Der Bundesrat soll die Zahl der Plastikverpackungen «erheblich» reduzieren. Das fordert die ständerätliche Umweltkommission. Einstimmig nahm sie Anfang April einen Vorstoss für «weniger Plastikmüll» an.
Alle Grossverteiler versprechen, künftig weniger Kunststoffverpackungen zu verwenden. Aldi verzichtet in deutschen Supermärkten neu darauf, Gurken in Plastikfolie einzuschweissen. In der Schweiz verkauft heute die Migros viele Bio-Produkte wie Nektarinen oder Avocados ohne Plastikverpackungen.

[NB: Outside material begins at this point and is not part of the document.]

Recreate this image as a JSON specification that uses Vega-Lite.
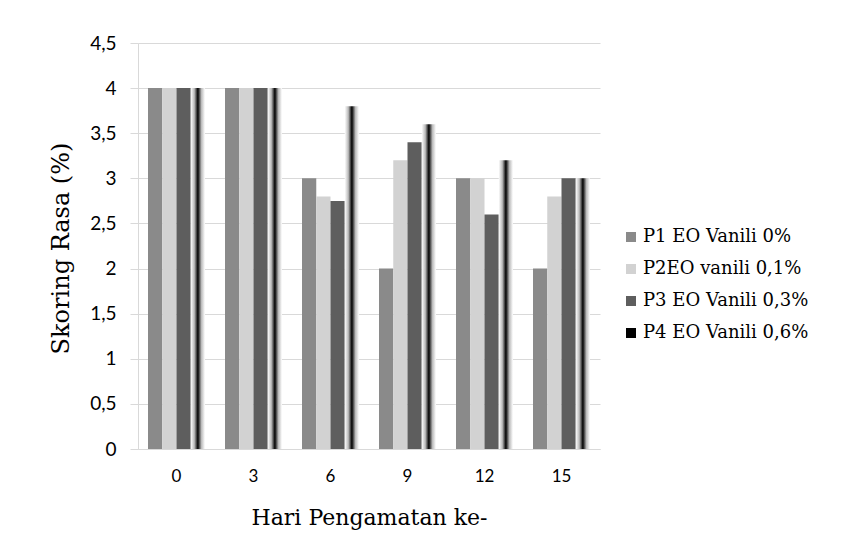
{
  "$schema": "https://vega.github.io/schema/vega-lite/v6.json",
  "width": 462,
  "height": 406,
  "autosize": "none",
  "padding": {"left": 138, "top": 43, "right": 261, "bottom": 105},
  "background": "white",
  "data": {
    "values": [
      {"hari": 0, "perlakuan": "P1 EO Vanili 0%", "skor": 4.0},
      {"hari": 0, "perlakuan": "P2EO vanili 0,1%", "skor": 4.0},
      {"hari": 0, "perlakuan": "P3 EO Vanili 0,3%", "skor": 4.0},
      {"hari": 0, "perlakuan": "P4 EO Vanili 0,6%", "skor": 4.0},
      {"hari": 3, "perlakuan": "P1 EO Vanili 0%", "skor": 4.0},
      {"hari": 3, "perlakuan": "P2EO vanili 0,1%", "skor": 4.0},
      {"hari": 3, "perlakuan": "P3 EO Vanili 0,3%", "skor": 4.0},
      {"hari": 3, "perlakuan": "P4 EO Vanili 0,6%", "skor": 4.0},
      {"hari": 6, "perlakuan": "P1 EO Vanili 0%", "skor": 3.0},
      {"hari": 6, "perlakuan": "P2EO vanili 0,1%", "skor": 2.8},
      {"hari": 6, "perlakuan": "P3 EO Vanili 0,3%", "skor": 2.75},
      {"hari": 6, "perlakuan": "P4 EO Vanili 0,6%", "skor": 3.8},
      {"hari": 9, "perlakuan": "P1 EO Vanili 0%", "skor": 2.0},
      {"hari": 9, "perlakuan": "P2EO vanili 0,1%", "skor": 3.2},
      {"hari": 9, "perlakuan": "P3 EO Vanili 0,3%", "skor": 3.4},
      {"hari": 9, "perlakuan": "P4 EO Vanili 0,6%", "skor": 3.6},
      {"hari": 12, "perlakuan": "P1 EO Vanili 0%", "skor": 3.0},
      {"hari": 12, "perlakuan": "P2EO vanili 0,1%", "skor": 3.0},
      {"hari": 12, "perlakuan": "P3 EO Vanili 0,3%", "skor": 2.6},
      {"hari": 12, "perlakuan": "P4 EO Vanili 0,6%", "skor": 3.2},
      {"hari": 15, "perlakuan": "P1 EO Vanili 0%", "skor": 2.0},
      {"hari": 15, "perlakuan": "P2EO vanili 0,1%", "skor": 2.8},
      {"hari": 15, "perlakuan": "P3 EO Vanili 0,3%", "skor": 3.0},
      {"hari": 15, "perlakuan": "P4 EO Vanili 0,6%", "skor": 3.0}
    ]
  },
  "mark": {"type": "bar"},
  "encoding": {
    "x": {
      "field": "hari",
      "type": "ordinal",
      "sort": [0, 3, 6, 9, 12, 15],
      "scale": {"paddingInner": 0.26, "paddingOuter": 0.13},
      "axis": {
        "title": "Hari Pengamatan ke-",
        "labelAngle": 0,
        "ticks": false,
        "grid": false,
        "labelPadding": 19,
        "labelFont": "Lato",
        "labelFontSize": 17,
        "labelColor": "#000000",
        "domainColor": "#d9d9d9",
        "titleFont": "DejaVu Serif",
        "titleFontSize": 22,
        "titleFontWeight": "normal",
        "titleColor": "#000000",
        "titleY": 68,
        "titleBaseline": "middle"
      }
    },
    "xOffset": {
      "field": "perlakuan",
      "type": "nominal",
      "sort": ["P1 EO Vanili 0%", "P2EO vanili 0,1%", "P3 EO Vanili 0,3%", "P4 EO Vanili 0,6%"],
      "scale": {"paddingInner": 0, "paddingOuter": 0}
    },
    "y": {
      "field": "skor",
      "type": "quantitative",
      "scale": {"domain": [0, 4.5], "nice": false},
      "axis": {
        "title": "Skoring Rasa (%)",
        "values": [0, 0.5, 1, 1.5, 2, 2.5, 3, 3.5, 4, 4.5],
        "labelExpr": "replace(format(datum.value, '.1~f'), '.', ',')",
        "labelFont": "Lato",
        "labelFontSize": 19,
        "labelColor": "#000000",
        "labelPadding": 14,
        "tickColor": "#d9d9d9",
        "tickSize": 8,
        "domainColor": "#d9d9d9",
        "grid": true,
        "gridColor": "#d9d9d9",
        "titleFont": "DejaVu Serif",
        "titleFontSize": 24,
        "titleFontWeight": "normal",
        "titleColor": "#000000",
        "titleX": -77,
        "titleY": 205,
        "titleAlign": "center",
        "titleBaseline": "middle"
      }
    },
    "fill": {
      "condition": {
        "test": "datum.perlakuan === 'P4 EO Vanili 0,6%'",
        "value": {"gradient": "linear", "x1": 0, "y1": 0, "x2": 1, "y2": 0, "stops": [
          {"offset": 0, "color": "#ffffff"},
          {"offset": 0.25, "color": "#bbbbbb"},
          {"offset": 0.5, "color": "#000000"},
          {"offset": 0.75, "color": "#bbbbbb"},
          {"offset": 1, "color": "#ffffff"}
        ]}
      },
      "field": "perlakuan",
      "type": "nominal",
      "scale": {
        "domain": ["P1 EO Vanili 0%", "P2EO vanili 0,1%", "P3 EO Vanili 0,3%", "P4 EO Vanili 0,6%"],
        "range": ["#8a8a8a", "#d2d2d2", "#5e5e5e", "#000000"]
      },
      "legend": {
        "title": null,
        "orient": "none",
        "legendX": 484,
        "legendY": 185,
        "symbolType": "square",
        "symbolSize": 100,
        "symbolStrokeWidth": 0,
        "labelFont": "DejaVu Serif",
        "labelFontSize": 18,
        "labelColor": "#000000",
        "labelOffset": 3,
        "rowPadding": 14,
        "labelLimit": 300
      }
    }
  },
  "config": {
    "view": {"stroke": null}
  }
}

Coop hat laut eigenen Angaben seit 2012 19 000 Tonnen Verpackungsmaterial eingespart oder «ökologisch optimiert». Yves Zenger von Greenpeace will alle Einwegverpackungen aus Plastik abschaffen: «Nur Mehrwegsysteme sind ökologisch sinnvoll.»
Abfallexperte Rainer Bunge ärgern «undifferenzierte» Vorstösse. Der Professor für Umwelttechnik der Hochschule Rapperswil warnt davor, «Plastikverpackungen generell zu verteufeln». Für saldo hat die Hochschule die Umweltfolgen von Plastikverpackungen an drei Beispielen berechnet. Daraus ergibt sich ihre Ökobilanz.

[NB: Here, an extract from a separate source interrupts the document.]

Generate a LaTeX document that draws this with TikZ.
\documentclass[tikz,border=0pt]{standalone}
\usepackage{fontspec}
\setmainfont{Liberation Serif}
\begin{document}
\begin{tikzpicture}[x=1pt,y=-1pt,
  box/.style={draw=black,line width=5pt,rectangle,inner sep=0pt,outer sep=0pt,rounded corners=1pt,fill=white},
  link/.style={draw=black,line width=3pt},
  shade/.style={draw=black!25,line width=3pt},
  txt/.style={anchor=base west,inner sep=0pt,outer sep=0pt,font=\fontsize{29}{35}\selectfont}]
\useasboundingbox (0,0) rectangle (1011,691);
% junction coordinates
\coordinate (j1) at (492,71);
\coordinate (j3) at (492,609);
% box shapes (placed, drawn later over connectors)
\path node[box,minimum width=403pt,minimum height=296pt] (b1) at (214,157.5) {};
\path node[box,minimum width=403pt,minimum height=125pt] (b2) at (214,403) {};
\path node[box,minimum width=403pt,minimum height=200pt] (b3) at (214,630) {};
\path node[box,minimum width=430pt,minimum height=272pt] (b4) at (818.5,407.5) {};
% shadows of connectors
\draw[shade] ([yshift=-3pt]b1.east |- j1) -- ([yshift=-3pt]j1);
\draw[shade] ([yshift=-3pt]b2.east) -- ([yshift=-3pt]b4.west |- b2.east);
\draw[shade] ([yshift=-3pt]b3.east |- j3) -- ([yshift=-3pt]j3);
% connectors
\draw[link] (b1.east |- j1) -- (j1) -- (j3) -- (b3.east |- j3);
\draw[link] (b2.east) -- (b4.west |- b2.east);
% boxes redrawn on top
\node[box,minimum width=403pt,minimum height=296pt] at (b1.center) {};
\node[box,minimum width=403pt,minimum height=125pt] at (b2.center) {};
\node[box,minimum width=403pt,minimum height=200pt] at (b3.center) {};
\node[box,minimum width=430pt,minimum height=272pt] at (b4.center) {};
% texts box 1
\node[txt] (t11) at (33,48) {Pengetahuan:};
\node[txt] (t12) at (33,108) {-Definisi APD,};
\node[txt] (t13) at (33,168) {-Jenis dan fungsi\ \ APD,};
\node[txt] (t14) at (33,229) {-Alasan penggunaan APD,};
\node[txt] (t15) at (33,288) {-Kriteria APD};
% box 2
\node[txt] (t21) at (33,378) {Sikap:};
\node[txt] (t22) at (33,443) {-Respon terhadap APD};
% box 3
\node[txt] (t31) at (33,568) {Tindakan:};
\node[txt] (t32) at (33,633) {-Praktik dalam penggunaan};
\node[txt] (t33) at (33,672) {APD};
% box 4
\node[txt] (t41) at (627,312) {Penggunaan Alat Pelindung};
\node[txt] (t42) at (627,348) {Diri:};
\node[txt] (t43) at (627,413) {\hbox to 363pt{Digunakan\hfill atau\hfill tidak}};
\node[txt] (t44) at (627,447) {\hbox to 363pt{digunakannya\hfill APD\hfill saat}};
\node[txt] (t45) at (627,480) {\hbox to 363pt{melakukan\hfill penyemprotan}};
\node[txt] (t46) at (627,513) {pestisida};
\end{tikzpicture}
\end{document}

Ergebnis: Eine dünne Folie aus Polyethylen verbessert die Ökobilanz einer Salatgurke gegenüber dem unverpackten Lebensmittel um 5 Prozent, die von Bündnerfleisch um 8 Prozent und die von Schnittkäse um über 5 Prozent. Grund: Die Verpackung macht den Inhalt haltbarer. So hält sich Bündnerfleisch gemäss Bunge vakuumverpackt 16 statt 7 Tage.
Die Folgen der längeren Haltbarkeit: Händler werfen laut zwei Studien nur 4,6 Prozent verpackte Gurken weg statt 9,4 Prozent unverpackte. Bei Bündnerfleisch sinke der Abfall von 12 auf 3 Prozent, bei Schnittkäse von 5 auf 0,1 Prozent. Diese Abfallquoten basieren auf zwei Studien aus Österreich von 2015 und 2017. Forscher prüften bei rund 1200 Lieferungen, wie viele Lebensmittel Supermärkte aus dem Verkehr zogen. Laut Bunge verringern Folien den Lebensmittelabfall auch in Privathaushalten. Dazu fehlen allerdings noch genaue Daten.
Für die Ökobilanz ist gemäss dem Forscher entscheidend, dass die Herstellung und Beseitigung von Plastikverpackungen viel weniger Umweltschäden verursacht als die Lebensmittelproduktion, die durch den geringeren Lebensmittelabfall verhindert wird. Zum Beispiel schädigt die Herstellung einer 480 Gramm schweren Salatgurke die Umwelt unter dem Strich so stark wie eine Autofahrt über 4,8 Kilometer. Die Herstellung einer ein Gramm schweren Plastikfolie für die Gurke entspricht nur einer Autofahrt von drei Metern. Die Beseitigung der Folie hat sogar einen kleinen positiven Umwelteffekt. Denn die Plastikverpackungen landen im gut funktionierenden Schweizer Entsorgungssystem fast immer in der Kehrichtverbrennungsanlage – und nicht in Gewässern, Böden oder im Meer. Beim Verbrennen liefert das Plastik Fernwärme und Strom und reduziert so den Bedarf aus anderen Quellen.
Yves Zenger von Greenpeace kritisiert Einwegverpackungen aus Plastik dennoch als «Scheinlösung». Grossverteiler könnten ihren Lebensmittelabfall nachhaltiger reduzieren, indem sie unverpacktes regionales Obst und Gemüse anbieten würden. Es verderbe weniger leicht als weitgereiste Importware.
Der Schaffhauser Umweltingenieur und Experte für Ökobilanzen Niels Jungbluth von der Firma ESU-Services hält diese Kritik für überzogen: «Eine Versorgung mit ausschliesslich regionalen Produkten ist unrealistisch.» Die Hälfte der in der Schweiz konsumierten Lebensmittel stamme aus dem Ausland. Für ihn ist wichtig, dass «vernünftige Verpackungen etwa Fleisch vor dem Verderben schützen». Andererseits ärgern ihn unnötige Marketingverpackungen – etwa mehrfach verpackte Schokolade oder eingeschweisste geschälte Orangen. Den Streit um die Verpackung hält er für ein Scheingefecht. Der Umwelt bringe es mehr, aufs Fliegen zu verzichten, weniger Fleisch zu essen oder weniger Auto zu fahren.